Abstract: The world continues to face an ongoing viral pandemic that presents a serious threat to human health. The virus underlying the COVID-19 disease, SARS-CoV-2, has caused over 3.2 million confirmed cases and 220,000 deaths between January and April 2020. Although the last pandemic of respiratory disease of viral origin swept the globe only a decade ago, the way science operates and responds to current events has experienced a paradigm shift in the interim. The scientific community has responded rapidly to the COVID-19 pandemic, releasing over 16,000 COVID-19 related scientific articles within 4 months of the first confirmed case, of which at least 6,000 were hosted by preprint servers. We focused our analysis on bioRxiv and medRxiv, two growing preprint servers for biomedical research, investigating the attributes of COVID-19 preprints, their access and usage rates, characteristics of their sharing on online platforms, and the relationship between preprints and their published articles.
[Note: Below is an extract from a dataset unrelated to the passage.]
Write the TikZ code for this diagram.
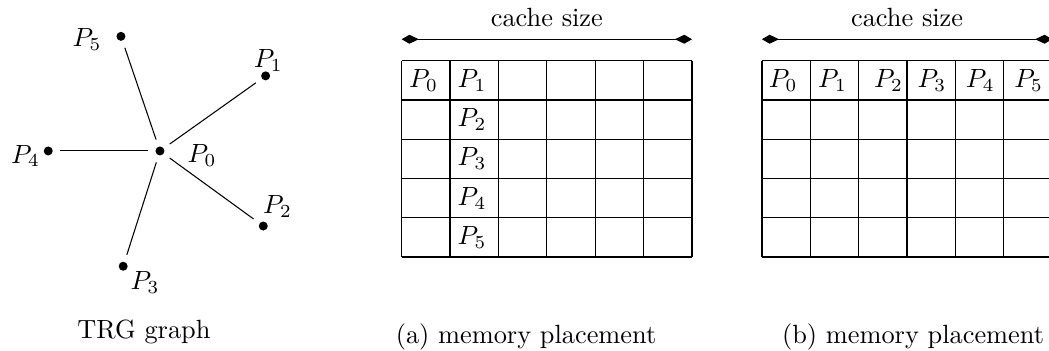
\documentclass[tikz,border=0pt]{standalone}
\usetikzlibrary{arrows.meta}
\begin{document}
\begin{tikzpicture}
\tikzset{point/.style={circle, fill, inner sep=0pt, minimum size=0.12cm, outer sep=0.1cm},
  lettre/.style={inner sep=0pt},
  cellule/.style={inner sep=0pt, anchor=west},
  taille/.style={{Kite[length=6.5pt,width=3.4pt,inset=3.6pt]}-{Kite[length=6.5pt,width=3.4pt,inset=3.6pt]}}}
\useasboundingbox (-2.135,-2.669) rectangle (11.865,2.015);
\clip (-2.135,-2.669) rectangle (11.865,2.015);
% graphe TRG
\node[point] (V0) at (0,0) {};
\node[point] (V1) at (35.4:1.73cm) {};
\node[point] (V2) at (-36:1.704cm) {};
\node[point] (V3) at (-107.7:1.615cm) {};
\node[point] (V4) at (180:1.491cm) {};
\node[point] (V5) at (108.8:1.616cm) {};
\node[lettre] (L0) at (0.561,-0.063) {$P_0$};
\node[lettre] (L1) at (1.445,1.210) {$P_1$};
\node[lettre] (L2) at (1.568,-0.743) {$P_2$};
\node[lettre] (L3) at (-0.200,-1.755) {$P_3$};
\node[lettre] (L4) at (-1.795,-0.067) {$P_4$};
\node[lettre] (L5) at (-0.974,1.485) {$P_5$};
\draw (V0) -- (V1);
\draw (V0) -- (V2);
\draw (V0) -- (V3);
\draw (V0) -- (V4);
\draw (V0) -- (V5);
\node[anchor=base] (trg) at (-0.214,-2.509) {TRG graph};
% (a)
\draw[line width=0.5pt, xstep=0.6456cm, ystep=0.524cm, shift={(3.226,-1.415)}] (0,0) grid (3.875,2.621);
\coordinate (Ga) at (3.226,1.491);
\coordinate (Da) at (7.100,1.491);
\draw[taille] (Ga) -- (Da);
\node[anchor=base] (ca) at (5.163,1.655) {cache size};
\node[cellule] (A0) at (3.319,0.943) {$P_0$};
\node[cellule] (A1) at (3.965,0.943) {$P_1$};
\node[cellule] (A2) at (3.965,0.419) {$P_2$};
\node[cellule] (A3) at (3.965,-0.105) {$P_3$};
\node[cellule] (A4) at (3.965,-0.629) {$P_4$};
\node[cellule] (A5) at (3.965,-1.153) {$P_5$};
\node[anchor=base] (capa) at (4.885,-2.576) {(a) memory placement};
% (b)
\draw[line width=0.5pt, xstep=0.6456cm, ystep=0.524cm, shift={(8.034,-1.415)}] (0,0) grid (3.875,2.621);
\coordinate (Gb) at (8.034,1.491);
\coordinate (Db) at (11.908,1.491);
\draw[taille] (Gb) -- (Db);
\node[anchor=base] (cb) at (9.971,1.655) {cache size};
\node[cellule] (B0) at (8.118,0.943) {$P_0$};
\node[cellule] (B1) at (8.777,0.943) {$P_1$};
\node[cellule] (B2) at (9.525,0.943) {$P_2$};
\node[cellule] (B3) at (10.104,0.943) {$P_3$};
\node[cellule] (B4) at (10.749,0.943) {$P_4$};
\node[cellule] (B5) at (11.395,0.943) {$P_5$};
\node[anchor=base] (capb) at (10.05,-2.576) {(b) memory placement};
\end{tikzpicture}
\end{document}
Our data provides evidence for increased scientific and public engagement (COVID-19 preprints are accessed and distributed at least 15 times more than non-COVID-19 preprints) and changes in journalistic practice with reference to preprints. We also find evidence for changes in preprinting and publishing behaviour: COVID-19 preprints are shorter, with fewer panels and tables, and reviewed faster. Our results highlight the unprecedented role of preprints and preprint servers in the dissemination of COVID-19 science, and the likely long-term impact of the pandemic on the scientific publishing landscape.